Оппозиция женский/мужской (причем в их трагической или драматической несовместимости) в целом определяет мировидение Павича и его художественную картину мира. Вместе с тем создание двух вариантов «Хазарского словаря» — новое свойство современной романной поэтики [552] , но отражающее общехудожественное: «…искусство [в точной формулировке Ю.М. Лотмана] — всегда возможность пережить непережитое, вернуться назад, переиграть и переделать заново. Оно есть опыт того, что не случилось. Или того, что может случиться. Еще Аристотель понимал глубочайшую связь искусства с областью возможного» [553] .
552
Инварианты этого приема, как известно, многочисленны в современном творчестве, достаточно вспомнить «переигрывание ситуаций» и наличие нескольких концовок в произведении, например в пьесе «Шесть персонажей в поисках автора» (1921) Л. Пиранделло и в драме М. Фриша «Биография. Игра» (1967), в романе «Женщина французского лейтенанта» (1969) Дж. Фаулза и в «Пушкинском доме» (1971) А. Битова.
553
Ю.М. Лотман и тартуско-московская семиотическая школа. — С. 433.
Сосуществование и соотнесенность двух версий «Хазарского словаря» для Павича чрезвычайно важны, именно поэтому в «заключительных замечаниях» автор-составитель советует «сравнить мужскую и женскую версии этой книги», тогда-то она «сложится в одно целое» (237). Разумеется, этот последний эпизод не содержит всей или конечной сути романа Павича. Его произведение воплощает общее для высокой литературы требование «самовластия законов художества», как определяет его М. Кундера: «…каждый миг, каждая частица произведения искусства должны обладать равной эстетической значимостью» [554] . Однако несхожесть одного эпизода в двух версиях производит «сдвиг» в авторском видении мира, порождает, по сути, две разные художественные структуры, которые мыслятся Павичем во взаимодействии и взаимоопределяемости. Это выводит произведение на новый уровень художественного синтеза в читательском восприятии. Фактически, дано двухвариантное развитие темы Бытия. Существуя самостоятельно, каждая из версий конечна, в их единении — возможность, устремленность к бесконечному, что в философско-поэтической ассоциативности соотносится с образом Адама, который, как уже отмечалось, суть единство мужского и женского.
554
Иностранная литература. — 1997. — № 10. — С. 207.
Художественные искания и новации Павича — вовсе не частный случай. Достаточно обратиться к другому «художнику будущего» — к английскому режиссеру Питеру Гринуэю, чтобы обнаружить в разных искусствах общий смысл эстетических устремлений нашего времени.
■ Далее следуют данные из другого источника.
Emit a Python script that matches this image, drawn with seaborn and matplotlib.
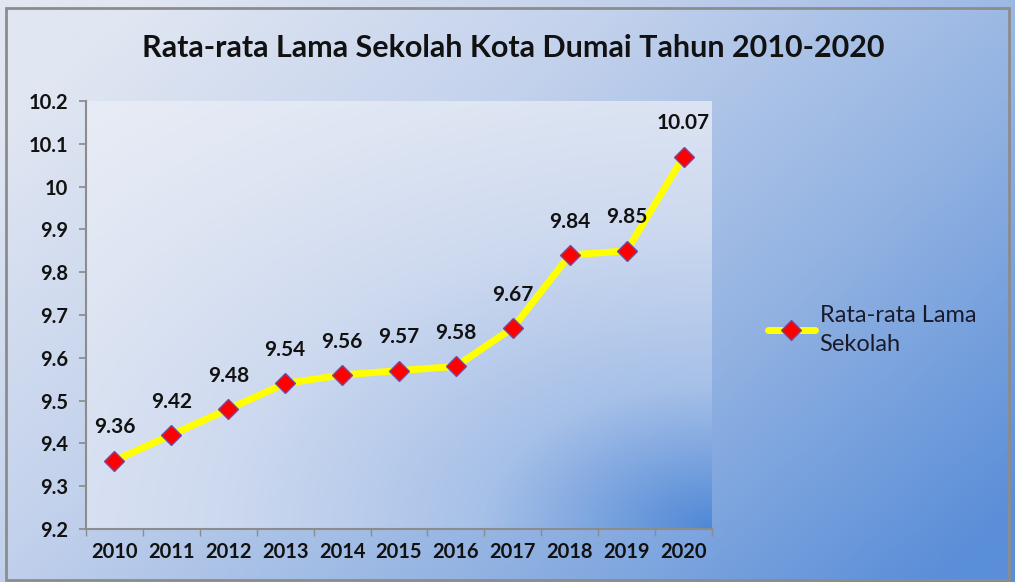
import numpy as np
import matplotlib
matplotlib.use("Agg")
import matplotlib.pyplot as plt
from matplotlib.colors import LinearSegmentedColormap
from matplotlib.patches import Rectangle
import seaborn as sns

#data
years = ['2010', '2011', '2012', '2013', '2014', '2015', '2016', '2017', '2018', '2019', '2020']
rls = [9.36, 9.42, 9.48, 9.54, 9.56, 9.57, 9.58, 9.67, 9.84, 9.85, 10.07]
series_name = 'Rata-rata Lama\nSekolah'
title = 'Rata-rata Lama Sekolah Kota Dumai Tahun 2010-2020'

sns.set_theme(style='white')
plt.rcParams['font.family'] = ['Lato', 'DejaVu Sans']

fig = plt.figure(figsize=(10.15, 5.82), dpi=100)

#gradient background for the whole chart
cmap = LinearSegmentedColormap.from_list('bg', ['#e0e6f2', '#c2d1ec', '#93b3e2', '#5a8ed8'])
bg = fig.add_axes([0, 0, 1, 1])
xx, yy = np.meshgrid(np.linspace(0, 1, 300), np.linspace(0, 1, 200))
grad = np.clip(0.7 * xx + 0.45 * yy - 0.1, 0, 1)
bg.imshow(grad, cmap=cmap, aspect='auto', extent=[0, 1, 0, 1], origin='upper')
bg.set_xlim(0, 1)
bg.set_ylim(0, 1)
bg.axis('off')
bg.add_patch(Rectangle((0.006, 0.003), 0.988, 0.983, fill=False, edgecolor='#8c8c8c', lw=2))

#plot area, darker toward the bottom right corner
ax = fig.add_axes([86 / 1015, 53 / 582, 626 / 1015, 428 / 582])
cmap2 = LinearSegmentedColormap.from_list('pa', ['#e6ebf5', '#cdd9ef', '#a6c0e8', '#4f88d6'])
dist = np.sqrt(((1 - xx) * 1.0) ** 2 + ((1 - yy) * 1.1) ** 2)
grad2 = np.clip(1 - dist / 1.45, 0, 1) ** 1.4
ax.imshow(grad2, cmap=cmap2, aspect='auto', extent=[-0.5, 10.5, 9.2, 10.2], origin='upper', zorder=0)

pos = np.arange(len(years))
sns.lineplot(x=pos, y=rls, ax=ax, color='#ffff00', lw=5, marker='D', markersize=10,
             markerfacecolor='#ff0000', markeredgecolor='#7a4a9a', markeredgewidth=1,
             label=series_name, zorder=3)

for x, v in zip(pos, rls):
    ax.annotate(f'{v:g}', (x, v), xytext=(0, 24), textcoords='offset points',
                ha='center', va='center', fontsize=15, fontweight='bold', color='#111111')

ax.set_xlim(-0.5, 10.5)
ax.set_ylim(9.2, 10.2)
ax.set_yticks(np.arange(9.2, 10.21, 0.1))
ax.set_yticklabels(['9.2', '9.3', '9.4', '9.5', '9.6', '9.7', '9.8', '9.9', '10', '10.1', '10.2'])
ax.set_xticks(pos)
ax.set_xticklabels(years)
ax.set_xticks(np.arange(-0.5, 10.6, 1), minor=True)
ax.tick_params(axis='x', which='major', length=0, pad=9, labelsize=14.5)
ax.tick_params(axis='x', which='minor', length=5, color='#8c8c8c', direction='out', bottom=True)
ax.tick_params(axis='y', length=5, color='#8c8c8c', direction='out', left=True, pad=8, labelsize=14.5)
for lab in ax.get_xticklabels() + ax.get_yticklabels():
    lab.set_fontweight('bold')
    lab.set_color('#111111')
for s in ['top', 'right']:
    ax.spines[s].set_visible(False)
for s in ['left', 'bottom']:
    ax.spines[s].set_color('#8c8c8c')
    ax.spines[s].set_linewidth(1.5)
ax.set_xlabel('')
ax.set_ylabel('')

leg = ax.legend(loc='center left', bbox_to_anchor=(1.055, 0.465), frameon=False,
                fontsize=17, handlelength=2.0, handletextpad=0.2)
for t in leg.get_texts():
    t.set_color('#1a1a2a')
    t.set_linespacing(1.5)

fig.text(0.506, 0.918, title, ha='center', va='center', fontsize=22, fontweight='bold', color='#111111')

fig.savefig('out.png', dpi=100)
«Хазарский словарь» и фильм Гринуэя «Книги Просперо» (1991) — в равной мере произведения поэтической формы, раскрывающейся прежде всего в своей двойственности: как художественная иллюзия и как визуально-изобразительная фигуративность. «Я всегда думал, что кино высшая степень обмана. Это в своей основе искусство иллюзий», — заявляет Гринуэй в интервью, завершая эту свою мысль утверждением единства формы и иллюзорности создаваемой картины: «То, что вы сейчас увидите, всего лишь фильм, это не окно в мир, не реальность, а некий прием, некая умозрительная конструкция, нечто искусственное» (33) [555] . Форма произведений Павича и Гринуэя возникает (и складывается) на основе новых эстетических версий уже известных культурно-художественных фактов и мотивов и одновременно в процессе освоения и переосмысления ими (подчас до неузнаваемости) традиционного в искусстве.
555
Интервью 1992 года. См.: Искусство кино. — 1994. — № 2. Здесь и далее страницы указаны в тексте работы.